Objective:
The listing below contains a span that opens with the line containing "Generate a web" and closes with the line containing "const groups = ['DLD', 'TD'];". Return that span exactly.
[BEGIN Source data]
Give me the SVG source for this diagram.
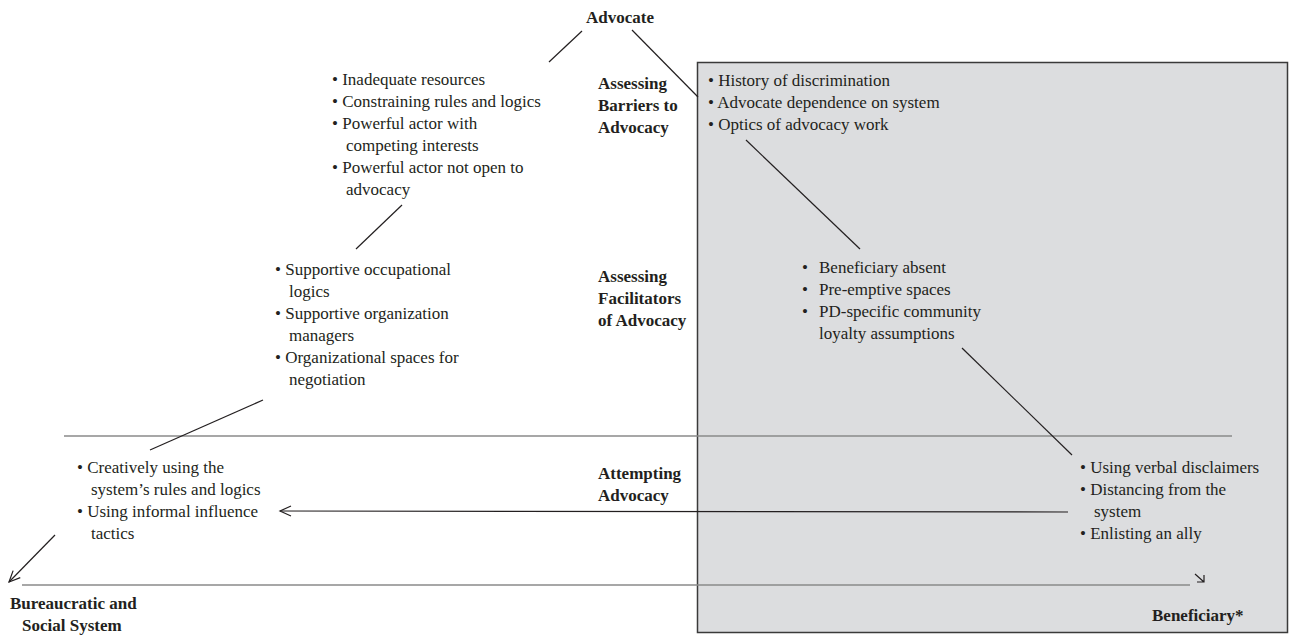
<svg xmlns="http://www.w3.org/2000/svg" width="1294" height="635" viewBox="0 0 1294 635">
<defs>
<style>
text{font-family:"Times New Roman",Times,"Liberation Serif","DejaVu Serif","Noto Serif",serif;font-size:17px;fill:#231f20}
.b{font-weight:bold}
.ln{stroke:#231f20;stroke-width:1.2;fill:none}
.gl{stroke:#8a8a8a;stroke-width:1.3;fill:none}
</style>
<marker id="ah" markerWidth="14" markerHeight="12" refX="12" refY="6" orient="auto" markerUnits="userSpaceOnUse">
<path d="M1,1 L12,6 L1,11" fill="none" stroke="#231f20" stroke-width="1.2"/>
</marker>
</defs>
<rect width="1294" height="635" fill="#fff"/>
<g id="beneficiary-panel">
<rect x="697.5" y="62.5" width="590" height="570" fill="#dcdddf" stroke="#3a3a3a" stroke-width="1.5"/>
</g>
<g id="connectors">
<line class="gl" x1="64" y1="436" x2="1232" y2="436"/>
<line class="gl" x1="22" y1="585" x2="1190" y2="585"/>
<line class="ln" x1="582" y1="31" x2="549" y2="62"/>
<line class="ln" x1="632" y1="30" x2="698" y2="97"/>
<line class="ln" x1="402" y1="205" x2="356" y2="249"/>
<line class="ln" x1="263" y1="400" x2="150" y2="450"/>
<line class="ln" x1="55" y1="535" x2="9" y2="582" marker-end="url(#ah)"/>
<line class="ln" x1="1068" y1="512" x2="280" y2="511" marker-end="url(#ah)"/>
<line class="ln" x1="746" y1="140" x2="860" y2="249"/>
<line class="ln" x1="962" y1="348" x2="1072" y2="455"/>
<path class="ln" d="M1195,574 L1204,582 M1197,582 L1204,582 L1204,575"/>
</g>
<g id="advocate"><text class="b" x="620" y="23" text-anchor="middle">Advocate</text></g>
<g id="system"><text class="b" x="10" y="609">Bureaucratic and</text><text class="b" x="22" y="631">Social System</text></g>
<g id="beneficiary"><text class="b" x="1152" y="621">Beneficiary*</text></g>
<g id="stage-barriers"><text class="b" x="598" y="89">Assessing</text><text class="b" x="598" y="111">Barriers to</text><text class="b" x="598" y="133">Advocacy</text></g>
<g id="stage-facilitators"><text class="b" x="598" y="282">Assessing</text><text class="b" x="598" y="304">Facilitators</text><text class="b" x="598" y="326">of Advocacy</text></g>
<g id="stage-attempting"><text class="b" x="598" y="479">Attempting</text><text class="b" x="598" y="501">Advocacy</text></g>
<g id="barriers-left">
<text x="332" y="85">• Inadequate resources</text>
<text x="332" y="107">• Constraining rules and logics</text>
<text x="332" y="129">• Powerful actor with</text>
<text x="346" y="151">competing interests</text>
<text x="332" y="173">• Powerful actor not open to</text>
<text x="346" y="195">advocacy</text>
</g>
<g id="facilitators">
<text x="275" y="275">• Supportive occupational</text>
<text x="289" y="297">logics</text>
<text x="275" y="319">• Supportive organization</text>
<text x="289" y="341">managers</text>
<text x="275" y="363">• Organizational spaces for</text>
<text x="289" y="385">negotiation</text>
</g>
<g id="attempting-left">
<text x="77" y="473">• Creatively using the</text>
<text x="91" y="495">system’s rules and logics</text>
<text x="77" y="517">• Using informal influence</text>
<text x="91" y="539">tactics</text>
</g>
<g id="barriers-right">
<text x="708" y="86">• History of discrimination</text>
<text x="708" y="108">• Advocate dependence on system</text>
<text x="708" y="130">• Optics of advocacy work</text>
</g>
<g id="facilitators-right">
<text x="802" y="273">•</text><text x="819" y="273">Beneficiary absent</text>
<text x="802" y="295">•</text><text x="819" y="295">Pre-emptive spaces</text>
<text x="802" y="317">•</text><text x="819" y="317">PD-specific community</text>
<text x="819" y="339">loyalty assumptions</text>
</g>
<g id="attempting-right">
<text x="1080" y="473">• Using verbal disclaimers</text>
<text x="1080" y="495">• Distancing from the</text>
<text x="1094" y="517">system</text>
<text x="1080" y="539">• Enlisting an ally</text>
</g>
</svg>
[END Source data]
[BEGIN Source data]
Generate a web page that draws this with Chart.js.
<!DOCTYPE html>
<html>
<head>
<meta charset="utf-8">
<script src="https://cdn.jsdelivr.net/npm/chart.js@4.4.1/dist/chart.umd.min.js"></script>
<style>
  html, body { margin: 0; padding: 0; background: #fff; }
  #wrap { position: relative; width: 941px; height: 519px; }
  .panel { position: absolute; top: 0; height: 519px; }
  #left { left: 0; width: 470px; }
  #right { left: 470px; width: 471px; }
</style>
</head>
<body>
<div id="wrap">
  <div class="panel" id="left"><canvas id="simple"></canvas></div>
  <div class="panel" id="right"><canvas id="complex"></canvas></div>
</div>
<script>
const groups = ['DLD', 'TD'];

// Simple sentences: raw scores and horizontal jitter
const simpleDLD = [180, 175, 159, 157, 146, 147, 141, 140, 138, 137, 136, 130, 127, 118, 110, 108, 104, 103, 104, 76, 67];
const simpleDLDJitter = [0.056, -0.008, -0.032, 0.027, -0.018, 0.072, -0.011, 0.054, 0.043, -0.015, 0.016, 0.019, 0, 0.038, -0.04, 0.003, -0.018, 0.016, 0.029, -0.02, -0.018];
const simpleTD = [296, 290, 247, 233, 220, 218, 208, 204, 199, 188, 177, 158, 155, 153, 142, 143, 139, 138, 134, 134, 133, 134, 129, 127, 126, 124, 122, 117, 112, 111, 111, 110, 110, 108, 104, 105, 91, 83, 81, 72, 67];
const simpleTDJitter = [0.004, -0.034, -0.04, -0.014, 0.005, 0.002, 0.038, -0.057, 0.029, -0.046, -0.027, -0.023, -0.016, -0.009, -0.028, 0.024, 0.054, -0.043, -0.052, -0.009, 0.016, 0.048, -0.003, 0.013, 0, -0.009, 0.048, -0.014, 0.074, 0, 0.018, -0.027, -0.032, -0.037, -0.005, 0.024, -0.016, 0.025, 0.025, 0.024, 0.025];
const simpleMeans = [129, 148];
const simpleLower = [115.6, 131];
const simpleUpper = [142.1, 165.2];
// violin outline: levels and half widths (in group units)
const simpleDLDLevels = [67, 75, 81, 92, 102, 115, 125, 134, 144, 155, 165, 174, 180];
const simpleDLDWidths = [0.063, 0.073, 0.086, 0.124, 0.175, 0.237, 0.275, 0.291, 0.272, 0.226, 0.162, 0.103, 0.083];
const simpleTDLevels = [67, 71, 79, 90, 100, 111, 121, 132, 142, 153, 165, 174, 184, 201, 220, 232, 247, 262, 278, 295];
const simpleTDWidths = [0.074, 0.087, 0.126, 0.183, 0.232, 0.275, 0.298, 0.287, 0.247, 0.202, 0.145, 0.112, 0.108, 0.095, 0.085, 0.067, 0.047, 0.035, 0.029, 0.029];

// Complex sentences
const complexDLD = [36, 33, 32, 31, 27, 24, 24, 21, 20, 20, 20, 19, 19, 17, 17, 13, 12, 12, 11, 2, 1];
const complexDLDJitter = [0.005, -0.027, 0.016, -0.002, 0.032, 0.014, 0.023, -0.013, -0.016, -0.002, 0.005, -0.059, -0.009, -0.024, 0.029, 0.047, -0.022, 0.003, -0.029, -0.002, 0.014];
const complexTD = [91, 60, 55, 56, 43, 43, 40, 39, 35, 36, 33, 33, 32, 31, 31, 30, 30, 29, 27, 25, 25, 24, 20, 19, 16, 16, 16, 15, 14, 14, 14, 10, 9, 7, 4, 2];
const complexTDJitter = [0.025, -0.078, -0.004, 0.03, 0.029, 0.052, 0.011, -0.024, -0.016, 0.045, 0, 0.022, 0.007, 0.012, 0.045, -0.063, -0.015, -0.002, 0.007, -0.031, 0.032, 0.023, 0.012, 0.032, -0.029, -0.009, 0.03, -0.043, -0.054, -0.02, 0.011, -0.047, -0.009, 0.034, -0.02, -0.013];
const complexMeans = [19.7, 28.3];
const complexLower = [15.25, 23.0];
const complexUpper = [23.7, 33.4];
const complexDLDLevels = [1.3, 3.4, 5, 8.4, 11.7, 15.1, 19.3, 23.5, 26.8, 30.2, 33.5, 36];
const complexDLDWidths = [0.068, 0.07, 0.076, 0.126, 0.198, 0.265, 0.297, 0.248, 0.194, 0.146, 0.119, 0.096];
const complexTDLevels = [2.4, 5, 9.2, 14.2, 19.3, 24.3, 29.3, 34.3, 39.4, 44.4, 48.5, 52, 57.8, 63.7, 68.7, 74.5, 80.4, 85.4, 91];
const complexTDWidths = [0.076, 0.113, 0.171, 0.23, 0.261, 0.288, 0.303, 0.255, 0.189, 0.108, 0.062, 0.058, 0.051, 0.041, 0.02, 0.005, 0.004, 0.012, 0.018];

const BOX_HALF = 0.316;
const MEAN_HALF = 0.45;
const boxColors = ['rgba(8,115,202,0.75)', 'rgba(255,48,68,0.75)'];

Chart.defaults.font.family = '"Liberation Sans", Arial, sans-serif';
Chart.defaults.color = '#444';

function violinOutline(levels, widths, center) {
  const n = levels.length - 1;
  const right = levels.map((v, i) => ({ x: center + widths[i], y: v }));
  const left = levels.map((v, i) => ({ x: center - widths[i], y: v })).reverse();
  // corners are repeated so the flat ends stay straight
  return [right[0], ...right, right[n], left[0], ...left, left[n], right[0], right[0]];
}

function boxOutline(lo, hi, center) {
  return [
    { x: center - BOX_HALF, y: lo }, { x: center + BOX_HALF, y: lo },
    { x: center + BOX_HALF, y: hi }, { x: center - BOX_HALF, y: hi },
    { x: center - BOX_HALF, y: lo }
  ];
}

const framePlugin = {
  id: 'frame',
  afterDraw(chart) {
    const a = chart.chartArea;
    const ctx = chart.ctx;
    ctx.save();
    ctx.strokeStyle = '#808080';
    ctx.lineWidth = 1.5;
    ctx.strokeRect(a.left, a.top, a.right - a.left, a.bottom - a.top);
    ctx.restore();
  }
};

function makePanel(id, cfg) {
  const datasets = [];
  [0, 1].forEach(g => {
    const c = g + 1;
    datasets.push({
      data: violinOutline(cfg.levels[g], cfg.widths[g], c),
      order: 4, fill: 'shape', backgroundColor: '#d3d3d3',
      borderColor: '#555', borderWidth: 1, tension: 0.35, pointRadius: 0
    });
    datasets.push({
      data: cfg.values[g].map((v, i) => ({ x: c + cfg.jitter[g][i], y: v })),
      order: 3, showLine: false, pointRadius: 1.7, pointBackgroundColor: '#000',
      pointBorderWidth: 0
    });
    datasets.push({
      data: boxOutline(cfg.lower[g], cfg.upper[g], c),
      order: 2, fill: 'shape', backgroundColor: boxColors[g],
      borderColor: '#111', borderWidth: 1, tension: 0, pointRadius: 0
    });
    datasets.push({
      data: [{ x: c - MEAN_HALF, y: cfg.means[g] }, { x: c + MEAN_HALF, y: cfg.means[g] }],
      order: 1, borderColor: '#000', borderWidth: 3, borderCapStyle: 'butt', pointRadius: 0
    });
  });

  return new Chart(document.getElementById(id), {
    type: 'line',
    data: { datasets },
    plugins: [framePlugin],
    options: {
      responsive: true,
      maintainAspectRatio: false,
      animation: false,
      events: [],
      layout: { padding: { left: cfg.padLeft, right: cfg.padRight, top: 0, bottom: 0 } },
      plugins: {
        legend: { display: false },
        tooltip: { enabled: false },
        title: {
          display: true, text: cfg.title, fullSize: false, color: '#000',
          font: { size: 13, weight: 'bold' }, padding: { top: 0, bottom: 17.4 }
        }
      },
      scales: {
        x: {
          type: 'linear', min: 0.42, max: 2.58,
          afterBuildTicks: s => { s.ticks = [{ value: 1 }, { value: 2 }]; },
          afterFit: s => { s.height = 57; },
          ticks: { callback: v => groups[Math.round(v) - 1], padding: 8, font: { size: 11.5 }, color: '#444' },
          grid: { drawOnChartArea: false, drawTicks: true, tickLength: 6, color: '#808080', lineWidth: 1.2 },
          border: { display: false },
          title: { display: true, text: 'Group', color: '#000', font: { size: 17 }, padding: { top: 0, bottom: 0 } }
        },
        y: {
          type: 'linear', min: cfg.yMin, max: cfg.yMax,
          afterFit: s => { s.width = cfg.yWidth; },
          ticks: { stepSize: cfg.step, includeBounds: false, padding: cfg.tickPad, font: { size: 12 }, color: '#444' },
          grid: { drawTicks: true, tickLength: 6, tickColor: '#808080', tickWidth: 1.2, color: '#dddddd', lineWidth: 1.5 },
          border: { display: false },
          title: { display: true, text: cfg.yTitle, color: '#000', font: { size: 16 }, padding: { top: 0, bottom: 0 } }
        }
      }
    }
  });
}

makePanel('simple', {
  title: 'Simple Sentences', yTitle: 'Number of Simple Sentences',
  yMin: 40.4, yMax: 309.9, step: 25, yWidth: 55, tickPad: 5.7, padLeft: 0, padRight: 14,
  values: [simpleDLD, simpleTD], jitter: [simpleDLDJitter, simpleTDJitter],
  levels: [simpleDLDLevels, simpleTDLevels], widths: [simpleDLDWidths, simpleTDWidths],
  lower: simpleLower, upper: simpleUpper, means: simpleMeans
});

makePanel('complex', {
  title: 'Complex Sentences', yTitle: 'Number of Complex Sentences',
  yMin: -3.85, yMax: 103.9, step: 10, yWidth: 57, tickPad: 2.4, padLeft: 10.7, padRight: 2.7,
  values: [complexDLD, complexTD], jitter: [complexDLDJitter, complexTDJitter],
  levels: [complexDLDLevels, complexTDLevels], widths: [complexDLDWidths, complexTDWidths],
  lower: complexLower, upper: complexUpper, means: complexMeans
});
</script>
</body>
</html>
[END Source data]
Exercise solution:
Generate a web page that draws this with Chart.js.
<!DOCTYPE html>
<html>
<head>
<meta charset="utf-8">
<script src="https://cdn.jsdelivr.net/npm/chart.js@4.4.1/dist/chart.umd.min.js"></script>
<style>
  html, body { margin: 0; padding: 0; background: #fff; }
  #wrap { position: relative; width: 941px; height: 519px; }
  .panel { position: absolute; top: 0; height: 519px; }
  #left { left: 0; width: 470px; }
  #right { left: 470px; width: 471px; }
</style>
</head>
<body>
<div id="wrap">
  <div class="panel" id="left"><canvas id="simple"></canvas></div>
  <div class="panel" id="right"><canvas id="complex"></canvas></div>
</div>
<script>
const groups = ['DLD', 'TD'];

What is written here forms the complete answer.